Бывали черные бури и раньше. Сызмальства помнит их Лукия, выросшая в этих степях, но сейчас стихийные бедствия участились, бури идут неслыханной силы. «Откуда они? — порой невольно возникает мысль. — Не отзвук ли это атомных ураганов, загадочных тайфунов, берущих начало где-то там, над Тихим океаном, в тех атмосферных ямах, где от бомб выгорел воздух?»
Машина мчится краем степи, во всю ширь видны морской залив и крейсер, скалой возвышающийся в ослепительной дали.

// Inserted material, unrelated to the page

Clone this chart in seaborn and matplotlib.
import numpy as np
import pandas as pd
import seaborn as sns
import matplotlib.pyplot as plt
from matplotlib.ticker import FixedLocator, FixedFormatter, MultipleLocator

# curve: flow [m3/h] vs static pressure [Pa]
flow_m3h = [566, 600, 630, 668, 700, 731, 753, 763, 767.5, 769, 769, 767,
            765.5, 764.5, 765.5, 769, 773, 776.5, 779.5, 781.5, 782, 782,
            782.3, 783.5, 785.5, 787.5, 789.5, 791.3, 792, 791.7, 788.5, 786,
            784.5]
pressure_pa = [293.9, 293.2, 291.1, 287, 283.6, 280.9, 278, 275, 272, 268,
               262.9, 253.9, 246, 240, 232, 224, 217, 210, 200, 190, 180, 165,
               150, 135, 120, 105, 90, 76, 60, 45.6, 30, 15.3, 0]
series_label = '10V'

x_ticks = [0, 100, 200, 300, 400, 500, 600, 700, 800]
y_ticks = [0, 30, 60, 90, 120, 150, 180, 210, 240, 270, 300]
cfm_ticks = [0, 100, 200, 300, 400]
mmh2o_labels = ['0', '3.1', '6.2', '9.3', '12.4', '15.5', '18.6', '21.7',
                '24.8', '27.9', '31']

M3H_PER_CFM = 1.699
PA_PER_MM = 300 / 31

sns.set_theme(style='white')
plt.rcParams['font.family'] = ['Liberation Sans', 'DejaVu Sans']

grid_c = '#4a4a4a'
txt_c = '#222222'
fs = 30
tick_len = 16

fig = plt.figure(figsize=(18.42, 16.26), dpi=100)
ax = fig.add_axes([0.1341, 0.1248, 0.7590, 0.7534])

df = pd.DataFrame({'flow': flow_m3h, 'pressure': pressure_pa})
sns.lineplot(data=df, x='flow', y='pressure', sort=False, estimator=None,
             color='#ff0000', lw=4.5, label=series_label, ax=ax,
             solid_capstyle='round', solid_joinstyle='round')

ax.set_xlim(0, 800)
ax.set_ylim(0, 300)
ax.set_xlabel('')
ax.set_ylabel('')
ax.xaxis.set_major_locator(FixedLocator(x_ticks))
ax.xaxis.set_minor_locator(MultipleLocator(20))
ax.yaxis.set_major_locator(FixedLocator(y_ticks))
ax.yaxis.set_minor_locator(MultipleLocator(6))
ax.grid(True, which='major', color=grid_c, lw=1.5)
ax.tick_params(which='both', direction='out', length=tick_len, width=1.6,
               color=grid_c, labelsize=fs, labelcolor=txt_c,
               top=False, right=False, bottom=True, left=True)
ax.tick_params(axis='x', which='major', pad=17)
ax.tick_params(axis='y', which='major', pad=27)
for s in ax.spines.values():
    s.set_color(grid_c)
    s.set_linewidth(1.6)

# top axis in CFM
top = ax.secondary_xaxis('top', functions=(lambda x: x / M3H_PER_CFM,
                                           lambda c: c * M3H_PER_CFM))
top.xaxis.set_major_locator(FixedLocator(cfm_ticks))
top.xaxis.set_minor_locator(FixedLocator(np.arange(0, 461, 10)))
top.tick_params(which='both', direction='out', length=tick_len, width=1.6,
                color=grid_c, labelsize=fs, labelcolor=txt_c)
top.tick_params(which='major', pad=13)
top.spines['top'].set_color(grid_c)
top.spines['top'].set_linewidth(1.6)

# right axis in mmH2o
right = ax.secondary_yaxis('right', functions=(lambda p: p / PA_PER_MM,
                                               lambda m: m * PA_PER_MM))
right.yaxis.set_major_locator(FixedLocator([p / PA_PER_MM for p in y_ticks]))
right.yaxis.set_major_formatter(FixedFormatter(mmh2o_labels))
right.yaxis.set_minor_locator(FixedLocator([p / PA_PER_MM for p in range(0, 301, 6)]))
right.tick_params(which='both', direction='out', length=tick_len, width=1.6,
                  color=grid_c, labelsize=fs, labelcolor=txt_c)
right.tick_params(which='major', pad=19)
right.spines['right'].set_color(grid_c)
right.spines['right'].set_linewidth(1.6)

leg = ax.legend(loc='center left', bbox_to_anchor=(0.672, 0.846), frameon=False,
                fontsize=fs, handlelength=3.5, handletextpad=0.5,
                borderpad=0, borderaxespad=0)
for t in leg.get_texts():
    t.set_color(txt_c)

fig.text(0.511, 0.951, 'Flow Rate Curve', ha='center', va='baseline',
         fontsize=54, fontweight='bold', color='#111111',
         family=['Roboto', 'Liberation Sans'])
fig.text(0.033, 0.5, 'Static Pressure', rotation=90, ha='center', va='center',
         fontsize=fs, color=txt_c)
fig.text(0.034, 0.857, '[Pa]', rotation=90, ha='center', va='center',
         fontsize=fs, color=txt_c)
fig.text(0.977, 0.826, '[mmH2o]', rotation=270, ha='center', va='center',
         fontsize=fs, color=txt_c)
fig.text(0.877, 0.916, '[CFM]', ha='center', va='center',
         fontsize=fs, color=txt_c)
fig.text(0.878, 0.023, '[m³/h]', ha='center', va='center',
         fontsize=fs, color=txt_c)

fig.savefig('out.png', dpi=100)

Слыхала она, что совхозные сорвиголовы уже донага раздели это списанное судно, ходят туда рубить свинец для грузил да раздобывать всякую всячину, слыхала, что и ее Виталик уже успел там с трактористами побывать, хотя про свои походы не сказал матери ни слова, совсем случайно узнала она об этом. Последнее время сын вообще словно бы отдаляется от нее, и Лукия замечает, как постепенно утрачивает свою материнскую власть над ним. Для нее становится неуловимым то, чем сын живет, что думает, что замышляет, все это каждый раз как-то выскальзывает из-под ее контроля. Может, и вправду она уже не в силах дальше его удерживать, нужны мужской опыт, отцовская рука… Многим Виталик тревожит ее, тревожит все острее, потому что нет для нее на свете никого дороже, чем он, ее нежный, тихий, душевный Виталик. Когда получила извещение о гибели мужа, сама себе поклялась: «Для сына буду жить. Для него, для него… Сама воспитаю, сама выведу в люди, как бы тяжело ни пришлось!» Не столько для себя жила все эти годы, сколько для него; он был окружен ее лаской, любовью, он рос в атмосфере любви. Так быстро вырос! Еще словно бы вчера мастерил модели игрушечных кораблей, детекторный приемник собирал, а теперь вот уже десятый класс заканчивает и антенны такие для телевизора ставит, что только неприятности из-за них, майор Яцуба даже в район нажаловался, а Лукия с досады, может, и слишком круто с сыном обошлась — наложила запрет на телевизор до конца учебы. Неугомонный хлопец… В позапрошлом году, еще совсем подростком, подвозил летом воду трактористам, а чтобы веселее было, на бочке написал мазутом: ТУ-104. И до сих пор как только увидит Лукия эту бочку, так и улыбнется.